■ **Dataset records**

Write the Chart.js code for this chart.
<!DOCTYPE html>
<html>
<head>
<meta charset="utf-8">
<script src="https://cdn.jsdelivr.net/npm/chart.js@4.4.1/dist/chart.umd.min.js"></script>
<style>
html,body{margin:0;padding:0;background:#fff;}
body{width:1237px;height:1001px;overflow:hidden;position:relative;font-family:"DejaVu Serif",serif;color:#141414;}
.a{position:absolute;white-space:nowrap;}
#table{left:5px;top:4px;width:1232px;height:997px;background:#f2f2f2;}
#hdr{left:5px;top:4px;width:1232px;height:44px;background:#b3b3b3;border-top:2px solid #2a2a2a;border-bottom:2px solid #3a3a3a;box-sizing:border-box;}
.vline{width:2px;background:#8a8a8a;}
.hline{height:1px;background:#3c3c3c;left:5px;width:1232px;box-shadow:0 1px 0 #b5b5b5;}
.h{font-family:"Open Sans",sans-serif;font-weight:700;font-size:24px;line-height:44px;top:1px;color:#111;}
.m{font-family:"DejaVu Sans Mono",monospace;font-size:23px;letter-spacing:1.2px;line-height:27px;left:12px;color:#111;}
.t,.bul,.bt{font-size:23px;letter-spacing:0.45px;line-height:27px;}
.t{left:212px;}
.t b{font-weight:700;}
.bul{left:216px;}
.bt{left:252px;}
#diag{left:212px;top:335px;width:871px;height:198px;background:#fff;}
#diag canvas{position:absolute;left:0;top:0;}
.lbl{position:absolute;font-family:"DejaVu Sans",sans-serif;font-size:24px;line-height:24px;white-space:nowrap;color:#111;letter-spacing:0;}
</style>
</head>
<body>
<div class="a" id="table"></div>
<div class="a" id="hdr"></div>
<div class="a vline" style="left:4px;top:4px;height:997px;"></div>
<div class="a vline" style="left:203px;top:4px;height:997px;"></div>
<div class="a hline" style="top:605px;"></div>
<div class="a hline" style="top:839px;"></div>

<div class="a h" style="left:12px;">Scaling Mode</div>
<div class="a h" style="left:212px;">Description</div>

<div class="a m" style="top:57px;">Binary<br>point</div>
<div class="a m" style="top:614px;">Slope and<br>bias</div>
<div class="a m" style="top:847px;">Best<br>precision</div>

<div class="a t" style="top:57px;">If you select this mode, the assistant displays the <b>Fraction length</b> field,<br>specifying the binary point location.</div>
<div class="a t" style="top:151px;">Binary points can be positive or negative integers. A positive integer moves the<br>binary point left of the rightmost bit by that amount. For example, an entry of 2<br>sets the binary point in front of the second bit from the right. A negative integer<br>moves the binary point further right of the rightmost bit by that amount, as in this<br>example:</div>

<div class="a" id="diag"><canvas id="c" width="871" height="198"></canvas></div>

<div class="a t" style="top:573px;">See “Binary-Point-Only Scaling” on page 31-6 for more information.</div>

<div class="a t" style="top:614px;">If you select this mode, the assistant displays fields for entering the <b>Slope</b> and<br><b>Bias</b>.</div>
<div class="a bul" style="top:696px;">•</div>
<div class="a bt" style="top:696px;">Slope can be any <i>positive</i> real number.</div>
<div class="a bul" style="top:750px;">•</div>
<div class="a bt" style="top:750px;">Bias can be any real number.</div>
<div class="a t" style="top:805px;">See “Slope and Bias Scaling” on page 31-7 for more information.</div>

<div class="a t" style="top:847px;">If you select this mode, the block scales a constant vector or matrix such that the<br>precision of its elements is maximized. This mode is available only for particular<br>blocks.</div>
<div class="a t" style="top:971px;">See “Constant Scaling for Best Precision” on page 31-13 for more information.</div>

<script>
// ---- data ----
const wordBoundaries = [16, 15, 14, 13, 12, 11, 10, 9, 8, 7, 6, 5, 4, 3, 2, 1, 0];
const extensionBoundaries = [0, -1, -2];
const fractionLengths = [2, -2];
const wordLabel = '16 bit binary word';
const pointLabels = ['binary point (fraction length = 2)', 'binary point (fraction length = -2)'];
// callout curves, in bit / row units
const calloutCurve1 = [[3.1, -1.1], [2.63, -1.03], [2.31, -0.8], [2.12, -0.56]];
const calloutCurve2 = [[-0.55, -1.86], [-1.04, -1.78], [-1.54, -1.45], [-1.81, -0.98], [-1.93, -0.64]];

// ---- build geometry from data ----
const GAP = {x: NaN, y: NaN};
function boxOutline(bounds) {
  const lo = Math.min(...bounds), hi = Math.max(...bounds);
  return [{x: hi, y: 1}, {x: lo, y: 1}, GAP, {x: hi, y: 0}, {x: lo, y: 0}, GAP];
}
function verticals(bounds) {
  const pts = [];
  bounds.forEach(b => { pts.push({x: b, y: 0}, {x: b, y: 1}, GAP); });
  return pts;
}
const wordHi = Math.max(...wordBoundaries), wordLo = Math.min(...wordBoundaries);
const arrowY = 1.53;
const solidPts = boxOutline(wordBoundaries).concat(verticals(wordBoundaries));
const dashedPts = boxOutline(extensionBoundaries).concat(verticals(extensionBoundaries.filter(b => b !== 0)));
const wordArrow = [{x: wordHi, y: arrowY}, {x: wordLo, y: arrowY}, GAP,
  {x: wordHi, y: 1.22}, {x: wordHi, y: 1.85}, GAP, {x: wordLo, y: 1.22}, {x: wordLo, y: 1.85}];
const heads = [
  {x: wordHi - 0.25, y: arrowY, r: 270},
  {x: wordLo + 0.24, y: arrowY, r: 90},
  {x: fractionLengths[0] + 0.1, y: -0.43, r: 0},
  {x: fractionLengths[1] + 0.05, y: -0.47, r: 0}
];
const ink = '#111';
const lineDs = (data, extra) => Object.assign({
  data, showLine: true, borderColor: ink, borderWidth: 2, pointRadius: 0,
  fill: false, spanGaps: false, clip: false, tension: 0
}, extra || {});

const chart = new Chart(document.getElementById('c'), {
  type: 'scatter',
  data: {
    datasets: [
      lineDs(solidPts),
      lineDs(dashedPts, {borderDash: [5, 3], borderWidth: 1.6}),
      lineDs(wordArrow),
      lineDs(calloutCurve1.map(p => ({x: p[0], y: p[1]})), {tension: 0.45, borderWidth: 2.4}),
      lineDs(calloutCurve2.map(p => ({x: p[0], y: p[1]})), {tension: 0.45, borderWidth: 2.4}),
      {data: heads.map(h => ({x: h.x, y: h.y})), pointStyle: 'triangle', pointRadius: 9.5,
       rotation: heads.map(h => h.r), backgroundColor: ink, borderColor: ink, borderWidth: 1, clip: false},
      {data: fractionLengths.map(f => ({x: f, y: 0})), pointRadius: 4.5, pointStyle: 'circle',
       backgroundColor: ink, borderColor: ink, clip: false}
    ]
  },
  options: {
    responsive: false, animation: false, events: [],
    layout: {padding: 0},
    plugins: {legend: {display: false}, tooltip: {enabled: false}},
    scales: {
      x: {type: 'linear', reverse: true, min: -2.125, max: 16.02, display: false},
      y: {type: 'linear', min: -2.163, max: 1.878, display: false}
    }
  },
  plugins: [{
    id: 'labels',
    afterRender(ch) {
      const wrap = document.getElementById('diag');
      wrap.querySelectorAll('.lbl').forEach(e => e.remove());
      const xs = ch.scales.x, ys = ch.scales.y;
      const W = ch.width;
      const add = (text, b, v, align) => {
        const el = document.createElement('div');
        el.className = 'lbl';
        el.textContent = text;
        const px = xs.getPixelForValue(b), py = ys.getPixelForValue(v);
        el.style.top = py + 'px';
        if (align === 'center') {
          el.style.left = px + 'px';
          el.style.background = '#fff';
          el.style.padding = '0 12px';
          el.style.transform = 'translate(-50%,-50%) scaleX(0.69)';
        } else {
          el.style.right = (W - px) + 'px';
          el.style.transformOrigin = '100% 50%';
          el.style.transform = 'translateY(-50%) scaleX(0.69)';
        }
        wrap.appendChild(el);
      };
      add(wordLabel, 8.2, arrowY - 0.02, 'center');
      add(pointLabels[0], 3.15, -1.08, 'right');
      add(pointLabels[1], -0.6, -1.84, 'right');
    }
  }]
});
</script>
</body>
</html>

...

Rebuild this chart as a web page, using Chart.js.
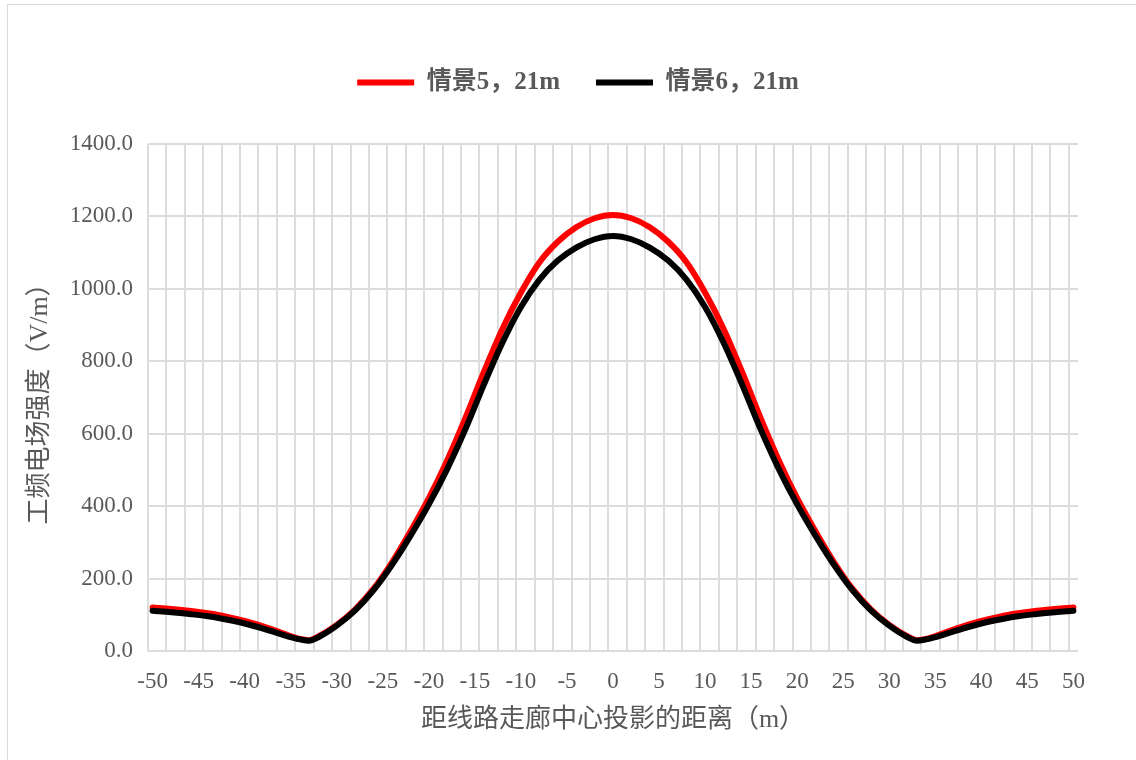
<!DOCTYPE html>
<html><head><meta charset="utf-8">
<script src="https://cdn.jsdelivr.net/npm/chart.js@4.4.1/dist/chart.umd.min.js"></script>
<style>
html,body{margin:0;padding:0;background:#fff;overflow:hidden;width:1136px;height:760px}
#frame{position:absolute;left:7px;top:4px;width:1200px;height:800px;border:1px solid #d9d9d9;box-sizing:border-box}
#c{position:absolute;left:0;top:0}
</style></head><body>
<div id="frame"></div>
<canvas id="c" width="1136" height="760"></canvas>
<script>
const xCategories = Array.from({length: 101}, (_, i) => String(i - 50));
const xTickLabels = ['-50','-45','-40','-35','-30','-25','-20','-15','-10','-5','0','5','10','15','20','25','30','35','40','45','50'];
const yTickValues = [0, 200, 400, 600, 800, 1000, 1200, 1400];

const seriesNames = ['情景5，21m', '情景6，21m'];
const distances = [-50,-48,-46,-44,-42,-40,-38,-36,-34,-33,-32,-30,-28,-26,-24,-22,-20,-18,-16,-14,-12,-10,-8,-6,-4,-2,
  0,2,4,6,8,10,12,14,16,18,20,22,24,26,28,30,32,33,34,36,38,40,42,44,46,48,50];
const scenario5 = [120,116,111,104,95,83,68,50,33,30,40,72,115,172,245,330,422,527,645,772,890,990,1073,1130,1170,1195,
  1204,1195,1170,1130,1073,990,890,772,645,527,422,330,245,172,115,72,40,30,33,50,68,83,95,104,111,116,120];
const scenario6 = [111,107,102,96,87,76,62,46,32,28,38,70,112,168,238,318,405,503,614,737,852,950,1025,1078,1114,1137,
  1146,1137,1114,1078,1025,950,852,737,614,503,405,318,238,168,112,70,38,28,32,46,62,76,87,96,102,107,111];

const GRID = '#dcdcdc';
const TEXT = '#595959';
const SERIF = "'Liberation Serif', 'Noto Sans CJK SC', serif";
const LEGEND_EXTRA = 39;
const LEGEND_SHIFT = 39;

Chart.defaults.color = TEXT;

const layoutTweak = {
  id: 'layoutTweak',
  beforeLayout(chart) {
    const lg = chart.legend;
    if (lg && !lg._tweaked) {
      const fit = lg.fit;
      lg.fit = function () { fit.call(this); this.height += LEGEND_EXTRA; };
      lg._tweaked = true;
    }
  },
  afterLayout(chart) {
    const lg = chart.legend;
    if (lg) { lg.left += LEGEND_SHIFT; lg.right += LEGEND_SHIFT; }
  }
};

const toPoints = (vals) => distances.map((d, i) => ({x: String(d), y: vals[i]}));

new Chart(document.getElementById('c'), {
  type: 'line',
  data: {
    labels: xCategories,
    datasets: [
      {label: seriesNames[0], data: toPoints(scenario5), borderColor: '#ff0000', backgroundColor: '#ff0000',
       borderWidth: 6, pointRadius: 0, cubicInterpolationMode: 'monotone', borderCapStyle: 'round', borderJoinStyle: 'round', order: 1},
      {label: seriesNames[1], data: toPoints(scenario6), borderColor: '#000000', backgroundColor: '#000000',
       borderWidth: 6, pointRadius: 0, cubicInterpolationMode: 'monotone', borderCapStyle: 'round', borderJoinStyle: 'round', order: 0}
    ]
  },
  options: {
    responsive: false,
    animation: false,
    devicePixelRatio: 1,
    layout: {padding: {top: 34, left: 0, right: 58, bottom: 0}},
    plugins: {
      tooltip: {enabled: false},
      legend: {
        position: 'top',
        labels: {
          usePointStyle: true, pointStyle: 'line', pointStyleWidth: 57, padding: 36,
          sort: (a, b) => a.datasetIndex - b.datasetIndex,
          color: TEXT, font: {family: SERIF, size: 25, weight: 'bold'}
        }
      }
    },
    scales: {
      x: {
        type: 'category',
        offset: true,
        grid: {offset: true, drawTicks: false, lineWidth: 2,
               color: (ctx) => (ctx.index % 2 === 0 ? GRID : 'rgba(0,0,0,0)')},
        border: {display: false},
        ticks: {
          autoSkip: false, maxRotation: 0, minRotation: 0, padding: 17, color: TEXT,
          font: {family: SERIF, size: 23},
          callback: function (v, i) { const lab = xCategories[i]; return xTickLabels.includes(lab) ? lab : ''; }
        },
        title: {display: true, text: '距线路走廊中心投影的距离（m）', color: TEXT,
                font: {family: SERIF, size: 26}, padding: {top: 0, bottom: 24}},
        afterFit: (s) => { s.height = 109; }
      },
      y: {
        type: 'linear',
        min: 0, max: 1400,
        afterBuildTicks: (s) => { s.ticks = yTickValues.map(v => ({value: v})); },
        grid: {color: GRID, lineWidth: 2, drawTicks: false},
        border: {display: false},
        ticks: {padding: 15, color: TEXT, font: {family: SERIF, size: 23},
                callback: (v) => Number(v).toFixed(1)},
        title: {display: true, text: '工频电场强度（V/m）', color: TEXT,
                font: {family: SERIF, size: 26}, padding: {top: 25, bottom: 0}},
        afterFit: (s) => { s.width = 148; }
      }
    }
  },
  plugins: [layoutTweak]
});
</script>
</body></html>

■ **Directions**
Track down every line holding the string "page" and copy it.

■ **Solution for this exercise**
<div class="a t" style="top:573px;">See “Binary-Point-Only Scaling” on page 31-6 for more information.</div>
<div class="a t" style="top:805px;">See “Slope and Bias Scaling” on page 31-7 for more information.</div>
<div class="a t" style="top:971px;">See “Constant Scaling for Best Precision” on page 31-13 for more information.</div>
Rebuild this chart as a web page, using Chart.js.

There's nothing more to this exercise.